1.Run the program in the notes that uses the recursive factorial function. Enter the number 24.
Explain what happens.

Solution to Q1:

Factorials get very big. If the number goes past the maximum integer (maxint) that you can store in a 
computer, then a 1 will be carried into the sign bit and a random negative result will appear instead of a 
very large positive number. It is extremely important for programmers to be aware of maxint and the 
effect it can have. Usually this type of problem does not produce an error.

2.In the program that uses the recursive factorial function, modify the function as follows:

int factorial(int x) {
 int result;
/**
 if (x == 0) {
 return 1; // the base case
 }
**/
 cout << x << ", ";
 result = x * factorial(x - 1);
 return result;
}

Now run the program for a value of 5. Explain what happens.
Basically, we removed the base case. This should cause a stack overflow but some systems look
out for this and stop the program before the stack overflow occurs.

Solution to Q2:

Without the base case the programs runs forever or until the stack fills up (keeping information about 
each function call).

3.You have won first place in a competition and you now get to select 2 prizes from a group of 6
prizes. How many different combinations of 2 prizes could you possibly select?
We use the formula C(n, r) where C stands for “Combinations”, n is the total number of items
and r is the number of items you wish to select. The actual formula is:
C(n, r) = n! / (r! * (n – r)!)
Write a program that uses this formula (along with the recursive factorial function) to calculate how
many different combinations of 2 prizes are possible with a total number of 6 prizes.
The correct answer is 15

Solution to Q3:

#include <iostream>
using namespace std;
int factorial(int x);
int main() {
 int combination, temp, n, r;
 cout << "How many prizes are there? ";
 cin >> n;
 cout << "How many prizes can you select? ";
 cin >> r;
 temp = factorial(r) * factorial(n - r);
 combination = factorial(n) / temp;
 cout << "The number of combinations is " << combination << endl;
}
int factorial(int x) {
 int result;
 if (x == 0) {
 return 1; // the base case
 }
 result = x * factorial(x - 1);
 return result;
}

4.There are two ways to compare the speed of algorithms.
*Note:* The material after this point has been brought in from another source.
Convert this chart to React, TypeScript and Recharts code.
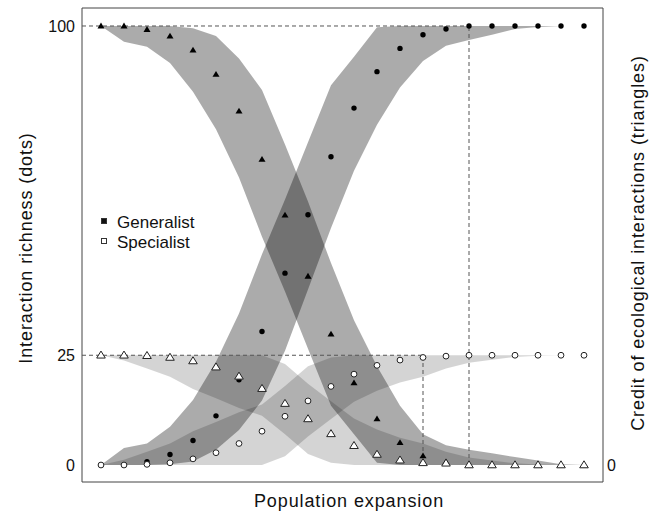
import React from 'react';
import {
    ComposedChart,
    Area,
    Scatter,
    XAxis,
    YAxis,
    ReferenceLine,
    ReferenceArea,
    Legend
} from 'recharts';

// x positions along the expansion gradient
const expansionSteps = [0, 1, 2, 3, 4, 5, 6, 7, 8, 9, 10, 11, 12, 13, 14, 15, 16, 17, 18, 19, 20, 21];

// observed points
const generalistRichness = [0, 0, 0.75, 2.4, 5.6, 11.2, 19.4, 30.4, 43.7, 57, 70.2, 81.3, 89.6, 94.9, 98, 99.3, 100, 100, 100, 100, 100, 100];
const generalistCredit = [100, 100, 99.2, 97.7, 94.5, 89, 80.6, 69.6, 56.9, 43, 29.8, 18.7, 10.5, 5.1, 2.1, 0.7, 0, 0, 0, 0, 0, 0];
const specialistRichness = [0, 0, 0.15, 0.5, 1.4, 2.8, 4.9, 7.7, 11.1, 14.6, 17.9, 20.7, 22.7, 23.9, 24.5, 24.8, 25, 25, 25, 25, 25, 25];
const specialistCredit = [25, 25, 24.9, 24.5, 23.7, 22.3, 20.2, 17.4, 14, 10.5, 7.1, 4.4, 2.4, 1.1, 0.5, 0.4, 0, 0, 0, 0, 0, 0];

// envelopes (low / high)
const generalistRichnessLow = [0, 0, 0, 0.2, 0.8, 3.5, 8, 14.7, 26, 40, 54, 67, 77.5, 86, 92, 95.5, 96.8, 98, 99.3, 99.8, 100, 100];
const generalistRichnessHigh = [0, 3.9, 4.9, 8.7, 14.8, 23.5, 34.5, 48, 60.5, 73.5, 86.5, 93, 99.7, 100, 100, 100, 100, 100, 100, 100, 100, 100];
const generalistCreditLow = [100, 96.4, 95.3, 91.6, 85, 76.5, 65.5, 52, 39.5, 26.5, 13.5, 7, 0.5, 0, 0, 0, 0, 0, 0, 0, 0, 0];
const generalistCreditHigh = [100, 100, 100, 100, 99.5, 97.7, 92.6, 85.4, 73, 60, 46, 33, 22.5, 13.5, 7, 4.5, 3.5, 2.7, 1.8, 1, 0.2, 0];
const specialistRichnessLow = [0, 0, 0, 0, 0, 0, 0, 0, 2, 6.5, 10.5, 14.4, 16.9, 18.8, 20.1, 22, 23.3, 24, 24.6, 24.9, 25, 25];
const specialistRichnessHigh = [0, 1.2, 3, 4.9, 7.7, 9.8, 12, 13.8, 18, 22.5, 24.5, 25, 25, 25, 25, 25, 25, 25, 25, 25, 25, 25];
const specialistCreditLow = [25, 23.8, 22, 20.1, 17.3, 15.2, 13, 11.2, 7, 2.5, 0.5, 0, 0, 0, 0, 0, 0, 0, 0, 0, 0, 0];
const specialistCreditHigh = [25, 25, 25, 25, 25, 25, 25, 25, 23, 18.5, 14.5, 10.6, 8.1, 6.2, 4.9, 3, 1.7, 1, 0.4, 0.1, 0, 0];

const leftTicks = [0, 25, 100];
const rightTicks = [0];
const generalistPlateauStep = 16;
const specialistPlateauStep = 14;
const xDomain: [number, number] = [-0.826, 21.826];
const yDomain: [number, number] = [-3.87, 104.1];

const legendItems = [
    { label: 'Generalist', filled: true },
    { label: 'Specialist', filled: false }
];

const rows = expansionSteps.map((step, i) => ({
    step,
    gDot: generalistRichness[i],
    gTri: generalistCredit[i],
    sDot: specialistRichness[i],
    sTri: specialistCredit[i],
    gDotBand: [generalistRichnessLow[i], generalistRichnessHigh[i]],
    gTriBand: [generalistCreditLow[i], generalistCreditHigh[i]],
    sDotBand: [specialistRichnessLow[i], specialistRichnessHigh[i]],
    sTriBand: [specialistCreditLow[i], specialistCreditHigh[i]]
}));

const FONT = '"Liberation Sans", Arial, Helvetica, sans-serif';

const filledDot = (p: any) => <circle cx={p.cx} cy={p.cy} r={2.7} fill="#000" />;
const openDot = (p: any) => <circle cx={p.cx} cy={p.cy} r={2.9} fill="#fff" stroke="#222" strokeWidth={1} />;
const filledTri = (p: any) => (
    <polygon
        points={`${p.cx},${p.cy - 3.4} ${p.cx - 3.5},${p.cy + 2.4} ${p.cx + 3.5},${p.cy + 2.4}`}
        fill="#000"
    />
);
const openTri = (p: any) => (
    <polygon
        points={`${p.cx},${p.cy - 4.2} ${p.cx - 4.3},${p.cy + 2.8} ${p.cx + 4.3},${p.cy + 2.8}`}
        fill="#fff"
        stroke="#222"
        strokeWidth={1}
    />
);

const AxisTitle = ({ px, py, rot, title }: any) => (
    <text
        x={px}
        y={py}
        transform={rot ? `rotate(${rot} ${px} ${py})` : undefined}
        textAnchor="middle"
        fontSize={18}
        letterSpacing={0.9}
        fill="#111"
        fontFamily={FONT}
    >
        {title}
    </text>
);

const LegendBox = () => (
    <div style={{ fontFamily: FONT, fontSize: 17, color: '#111', lineHeight: '20px' }}>
        {legendItems.map(item => (
            <div key={item.label} style={{ display: 'flex', alignItems: 'center', height: 20 }}>
                <span
                    style={{
                        display: 'inline-block',
                        width: 6,
                        height: 6,
                        boxSizing: 'border-box',
                        background: item.filled ? '#111' : '#fff',
                        border: '1px solid #333',
                        marginRight: 10,
                        position: 'relative',
                        top: -2
                    }}
                />
                <span>{item.label}</span>
            </div>
        ))}
    </div>
);

const dashed = { stroke: '#555', strokeWidth: 1, strokeDasharray: '4 3' };

export default function App() {
    return (
        <div style={{ position: 'absolute', left: 0, top: 0, background: '#fff' }}>
            <ComposedChart
                width={649}
                height={515}
                data={rows}
                margin={{ top: 8, right: 0, bottom: 0, left: 0 }}
                style={{ fontFamily: FONT }}
            >
                <XAxis
                    dataKey="step"
                    type="number"
                    domain={xDomain}
                    allowDataOverflow
                    tick={false}
                    axisLine={false}
                    tickLine={false}
                    height={33}
                    label={<AxisTitle px={349} py={507} title="Population expansion" />}
                />
                <YAxis
                    yAxisId="left"
                    type="number"
                    domain={yDomain}
                    allowDataOverflow
                    ticks={leftTicks}
                    width={82}
                    axisLine={false}
                    tickLine={false}
                    tickSize={0}
                    tickMargin={7}
                    tick={{ fontSize: 16, fill: '#111' }}
                    label={<AxisTitle px={32} py={248} rot={-90} title="Interaction richness (dots)" />}
                />
                <YAxis
                    yAxisId="right"
                    orientation="right"
                    type="number"
                    domain={yDomain}
                    allowDataOverflow
                    ticks={rightTicks}
                    width={46}
                    axisLine={false}
                    tickLine={false}
                    tickSize={0}
                    tickMargin={4}
                    tick={{ fontSize: 16, fill: '#111' }}
                    label={<AxisTitle px={644} py={243} rot={-90} title="Credit of ecological interactions (triangles)" />}
                />

                <Area yAxisId="left" type="linear" dataKey="sDotBand" stroke="none" fill="#000" fillOpacity={0.17} dot={false} activeDot={false} isAnimationActive={false} />
                <Area yAxisId="left" type="linear" dataKey="sTriBand" stroke="none" fill="#000" fillOpacity={0.17} dot={false} activeDot={false} isAnimationActive={false} />
                <Area yAxisId="left" type="linear" dataKey="gDotBand" stroke="none" fill="#000" fillOpacity={0.33} dot={false} activeDot={false} isAnimationActive={false} />
                <Area yAxisId="left" type="linear" dataKey="gTriBand" stroke="none" fill="#000" fillOpacity={0.33} dot={false} activeDot={false} isAnimationActive={false} />

                <ReferenceLine yAxisId="left" segment={[{ x: xDomain[0], y: 100 }, { x: generalistPlateauStep, y: 100 }]} {...dashed} />
                <ReferenceLine yAxisId="left" segment={[{ x: generalistPlateauStep, y: 0 }, { x: generalistPlateauStep, y: 100 }]} {...dashed} />
                <ReferenceLine yAxisId="left" segment={[{ x: xDomain[0], y: 25 }, { x: specialistPlateauStep, y: 25 }]} {...dashed} />
                <ReferenceLine yAxisId="left" segment={[{ x: specialistPlateauStep, y: 0 }, { x: specialistPlateauStep, y: 25 }]} {...dashed} />

                <Scatter yAxisId="left" dataKey="gDot" shape={filledDot} isAnimationActive={false} />
                <Scatter yAxisId="left" dataKey="gTri" shape={filledTri} isAnimationActive={false} />
                <Scatter yAxisId="left" dataKey="sDot" shape={openDot} isAnimationActive={false} />
                <Scatter yAxisId="left" dataKey="sTri" shape={openTri} isAnimationActive={false} />

                <ReferenceArea
                    yAxisId="left"
                    x1={xDomain[0]}
                    x2={xDomain[1]}
                    y1={yDomain[0]}
                    y2={yDomain[1]}
                    fill="none"
                    stroke="#444"
                    strokeWidth={1}
                    ifOverflow="visible"
                />

                <Legend
                    layout="vertical"
                    align="center"
                    verticalAlign="middle"
                    content={<LegendBox />}
                    wrapperStyle={{ left: 101, top: 213, width: 'auto', height: 'auto' }}
                />
            </ComposedChart>
        </div>
    );
}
One way is to time the program but this is
not always accurate. A program may pause if the system needs to do urgent work, e.g. a security
check. Another way to compare algorithms is to count important operations. For example, when
looking at search algorithms, the important operations are the comparisons. In other words,
how often do we need to ask “is this item in the array the one that I am searching for?”.
Assume an array of 10,000 numbers in order from 1 to 10,000. How many comparisons are
required to find the number 2,500 if:
 a) you are using linear search?
 b) you are using binary search?

Solution to Q4:

There are 10,000 numbers stored in array so the array looks like this:
 0 1 2 3 9997 9998 9999 
... and so on up to 

Solution to Q4(a):

Linear search runs through the array checking each value, one after the other. To find the number 2,500 
the algorithm would check element[0] (1 comparison), then element[1] (2 comparisons), then 
element[2] (3 comparisons) and so on until it checks element[2499] and finds the number 2,500. Thus 
the linear search algorithm would require 2,500 comparisons to find the number 2,500.

Solution to Q4(b):

Binary search looks at the first index (0) and the last index (9999) and calculates the middle index 
which would be (0 + 9999) / 2 = 4999. Then it would look at element[4999] and find the number 5,000 
 1 2 3 4 9998 9999 10000
which is greater than 2,500 (the number we are searching for). It would then make a recursive function 
call to do binary search with a first index of 0 (unchanged) and a last index of 4998 (middle – 1). The new function call would calculate the middle index to be (0 + 4998) / 2 = 2499. Then it would look at element[2499] and find the number 2500 and would stop because we have found the number we were searching for. Thus the binary search algorithm would need 2 comparisons to find the number 2500.
**Conclusion:**
The binary search algorithm is significantly faster than the linear search algorithm AS LONG AS the 
data has been sorted. Note that we can deduce which algorithm is faster without running the program. 
This is an important part of Computer Science – being able to predict which algorithm is more efficient 
before you actually write the program.

5.Design your own system of caves and prepare to use the caves program from the notes. You will
need to do the following:

1. Draw a map of some caves with doors that lead to other caves (similar to the map in the notes).
2. Write the loadalldata function for your system of caves.
3. Run the program.

Solution to Q5:

Draw a map of your own system of caves – use the example in the notes for ideas. Put some interesting 
links into it. Create a line of code (to go inside loadalldata) for each cave. For example, if cave 15 links 
to caves 9, 12 and 7 (the order does not matter) then the line in loadalldata would be:
 cave[15].loaddata(3, 9, 12, 7, -1, -1);
The first number is the number of doors leading from the cave. Start your system from cave[0].